- Born: 21 November 1955 (age 70) Fontenay-sous-Bois, France
- Education: Lycée Charlemagne Supaéro Stanford University
- Occupation: Businessman

= Charles Champion =

French businessman (21 November 1955)

Charles Champion (/fr/; born 1955 near Paris), who holds a MSc from Stanford University, has been Airbus Executive Vice President Engineering since 1 April 2010 and a member of the Airbus Executive Committee.

After a 1978 graduation from the École nationale supérieure de l'aéronautique et de l'espace in Toulouse, he obtained a MSc from Stanford University.

Champion began his aviation career in 1980 as an aerodynamics engineer with Aérospatiale, where he worked in the production department of the aircraft division before heading the single-aisle aircraft assembly team from 1988 to 1992.

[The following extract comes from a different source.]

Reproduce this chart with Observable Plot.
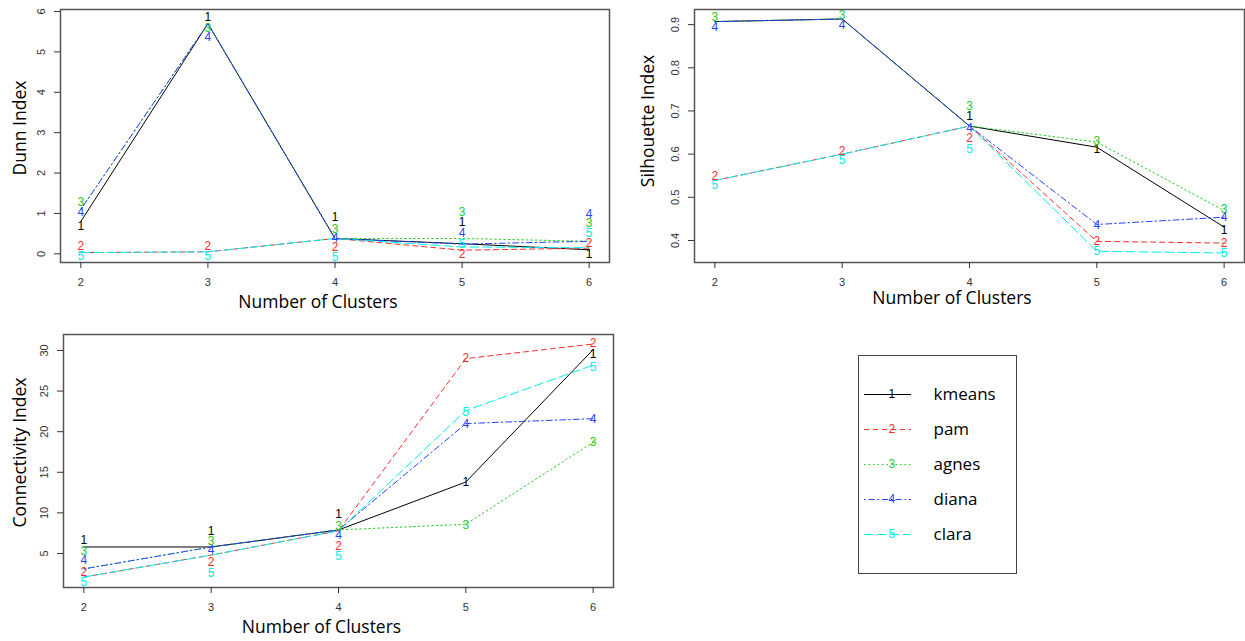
<!DOCTYPE html>
<html><head><meta charset="utf-8">
<script src="https://cdn.jsdelivr.net/npm/d3@7"></script>
<script src="https://cdn.jsdelivr.net/npm/@observablehq/plot@0.6"></script>
<style>
body{margin:0;background:#fff;}
#wrap{position:relative;width:1245px;height:641px;overflow:hidden;background:#fff;}
#wrap > svg, #wrap > figure{position:absolute;margin:0;overflow:visible;}
</style></head><body><div id="wrap"></div>
<script>
// ---- data ----
const clusters = [2, 3, 4, 5, 6];
const methods = ["kmeans", "pam", "agnes", "diana", "clara"];
const methodCodes = ["1", "2", "3", "4", "5"];
const methodColors = ["#000000", "#ff2a2a", "#22cc22", "#2244ff", "#00eeee"];
const methodDash = ["none", "5,4", "1.5,3", "1.5,3,6,3", "9,4"];

// Dunn index (line values)
const dunnKmeans = [0.80, 5.70, 0.38, 0.25, 0.10];
const dunnPam    = [0.03, 0.05, 0.38, 0.09, 0.14];
const dunnAgnes  = [1.10, 5.70, 0.38, 0.38, 0.31];
const dunnDiana  = [1.10, 5.70, 0.38, 0.24, 0.31];
const dunnClara  = [0.03, 0.05, 0.38, 0.17, 0.15];
// Dunn index (where the method numbers are printed)
const dunnMarkKmeans = [0.68, 5.86, 0.90, 0.78, 0.00];
const dunnMarkPam    = [0.18, 0.18, 0.16, -0.02, 0.26];
const dunnMarkAgnes  = [1.27, 5.59, 0.62, 1.03, 0.77];
const dunnMarkDiana  = [1.02, 5.37, 0.40, 0.52, 0.99];
const dunnMarkClara  = [-0.07, -0.07, -0.09, 0.25, 0.52];
const dunnTicks = [0, 1, 2, 3, 4, 5, 6];

// Silhouette index
const silKmeans = [0.907, 0.913, 0.665, 0.616, 0.431];
const silPam    = [0.539, 0.600, 0.665, 0.398, 0.394];
const silAgnes  = [0.907, 0.913, 0.665, 0.628, 0.469];
const silDiana  = [0.907, 0.913, 0.665, 0.437, 0.454];
const silClara  = [0.539, 0.600, 0.665, 0.375, 0.371];
const silMarkKmeans = [null, null, 0.687, 0.612, 0.425];
const silMarkPam    = [0.550, 0.608, 0.637, 0.398, 0.394];
const silMarkAgnes  = [0.918, 0.921, 0.710, 0.629, 0.473];
const silMarkDiana  = [0.895, 0.898, 0.661, 0.435, 0.453];
const silMarkClara  = [0.527, 0.585, 0.612, 0.375, 0.371];
const silTicks = [0.4, 0.5, 0.6, 0.7, 0.8, 0.9];

// Connectivity index
const conKmeans = [5.8, 5.8, 7.9, 13.8, 30.1];
const conPam    = [2.1, 4.8, 7.8, 29.0, 30.8];
const conAgnes  = [3.1, 5.8, 7.9, 8.6, 18.7];
const conDiana  = [3.1, 5.8, 7.9, 21.0, 21.6];
const conClara  = [2.1, 4.8, 7.8, 22.6, 28.2];
const conMarkKmeans = [6.6, 7.8, 9.8, 13.8, 29.6];
const conMarkPam    = [2.7, 3.9, 5.9, 29.0, 30.9];
const conMarkAgnes  = [5.3, 6.5, 8.4, 8.5, 18.7];
const conMarkDiana  = [4.2, 5.4, 7.3, 20.9, 21.6];
const conMarkClara  = [1.5, 2.6, 4.7, 22.4, 27.9];
const conTicks = [5, 10, 15, 20, 25, 30];

const xLabel = "Number of Clusters";

// ---- drawing ----
const wrap = document.getElementById("wrap");

function panel({values, marks: markVals, yDomain, yTicks, yLabel, width, height, margin, left, top, yTitleDx, yTitleDy, xTitleDx, xTitleDy}) {
  const marks = [];
  values.forEach((vals, i) => {
    const rows = clusters.map((c, j) => ({c, v: vals[j]}));
    marks.push(Plot.line(rows, {x: "c", y: "v", stroke: methodColors[i], strokeWidth: 1, strokeDasharray: methodDash[i]}));
  });
  markVals.forEach((vals, i) => {
    const rows = clusters.map((c, j) => ({c, v: vals[j]})).filter(d => d.v != null);
    marks.push(Plot.text(rows, {x: "c", y: "v", text: () => methodCodes[i], fill: methodColors[i], fontSize: 12, fontFamily: "Liberation Sans, Arial, sans-serif"}));
  });
  marks.push(Plot.frame({stroke: "#555", strokeWidth: 1.5}));
  marks.push(Plot.axisX({ticks: clusters, tickSize: 6, tickPadding: 10, label: null, tickFormat: d3.format("d")}));
  marks.push(Plot.axisY({ticks: yTicks, tickSize: 6, tickPadding: 10, tickRotate: -90, label: null, tickFormat: d => String(d)}));
  marks.push(Plot.text([yLabel], {text: d => d, frameAnchor: "left", textAnchor: "middle", rotate: -90, dx: yTitleDx, dy: yTitleDy, fontSize: 17.5, fontFamily: "Open Sans", fill: "#000"}));
  marks.push(Plot.text([xLabel], {text: d => d, frameAnchor: "bottom", textAnchor: "middle", dx: xTitleDx, dy: xTitleDy, fontSize: 17.5, fontFamily: "Open Sans", fill: "#000"}));
  const svg = Plot.plot({
    width, height,
    marginLeft: margin[0], marginRight: margin[1], marginTop: margin[2], marginBottom: margin[3],
    x: {domain: [1.84, 6.16]},
    y: {domain: yDomain},
    style: {fontFamily: "Liberation Sans, Arial, sans-serif", fontSize: "11px", color: "#333", background: "transparent", overflow: "visible"},
    marks
  });
  svg.style.left = left + "px";
  svg.style.top = top + "px";
  wrap.appendChild(svg);
}

panel({
  values: [dunnKmeans, dunnPam, dunnAgnes, dunnDiana, dunnClara],
  marks: [dunnMarkKmeans, dunnMarkPam, dunnMarkAgnes, dunnMarkDiana, dunnMarkClara],
  yDomain: [-0.215, 6.05], yTicks: dunnTicks, yLabel: "Dunn Index",
  width: 620, height: 310, margin: [60, 11, 9, 48], left: 0, top: 0,
  yTitleDx: -40, yTitleDy: -8, xTitleDx: -17, xTitleDy: 45
});

panel({
  values: [silKmeans, silPam, silAgnes, silDiana, silClara],
  marks: [silMarkKmeans, silMarkPam, silMarkAgnes, silMarkDiana, silMarkClara],
  yDomain: [0.349, 0.935], yTicks: silTicks, yLabel: "Silhouette Index",
  width: 625, height: 310, margin: [74, 1, 9, 48], left: 620, top: 0,
  yTitleDx: -46, yTitleDy: -15, xTitleDx: -17.5, xTitleDy: 41
});

panel({
  values: [conKmeans, conPam, conAgnes, conDiana, conClara],
  marks: [conMarkKmeans, conMarkPam, conMarkAgnes, conMarkDiana, conMarkClara],
  yDomain: [0.81, 31.97], yTicks: conTicks, yLabel: "Connectivity Index",
  width: 620, height: 321, margin: [63, 7, 14, 54], left: 0, top: 320,
  yTitleDx: -43.5, yTitleDy: -8.5, xTitleDx: -17, xTitleDy: 45
});

// legend
const legend = Plot.plot({
  width: 158, height: 218, margin: 0,
  y: {type: "point", domain: methods, padding: 1.05, axis: null},
  color: {type: "identity"},
  style: {fontFamily: "Liberation Sans, Arial, sans-serif", fontSize: "11px", background: "transparent", overflow: "visible"},
  marks: [
    Plot.frame({stroke: "#444", strokeWidth: 1}),
    ...methods.map((m, i) => Plot.ruleY([m], {y: d => d, stroke: methodColors[i], strokeWidth: 1, strokeDasharray: methodDash[i], insetLeft: 6, insetRight: 105})),
    Plot.text(methods, {y: d => d, text: (d, i) => methodCodes[i], fill: (d, i) => methodColors[i], frameAnchor: "left", dx: 30, fontSize: 12}),
    Plot.text(methods, {y: d => d, text: d => d, frameAnchor: "left", dx: 75, textAnchor: "start", fontFamily: "Open Sans", fontSize: 17, fill: "#000"})
  ]
});
legend.style.left = "858px";
legend.style.top = "355px";
wrap.appendChild(legend);
</script>
</body></html>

In 1993 he was appointed director of Airbus Programmes at Aérospatiale's Paris headquarters, and in 1995 became managing director of the military transport project named Future Large Aircraft or A400M.

In 1997, Champion joined Airbus as Vice President Sales for Eastern and Southern Europe and the CIS. From 1999 to 2000, he served as Product Executive for Airbus Single Aisle Programme. He also served as programme manager for the development of the Airbus A380 until he was removed in 2006 following controversy surrounding successive delays and cost overruns with the A380 program.

In 2007, he was appointed Executive Vice President in charge of Customer Services. This was a post he held until April 2010, when he became Executive Vice President Engineering in April 2010. In 2013 he was appointed Chairman, Airbus India, a subsidiary of Airbus.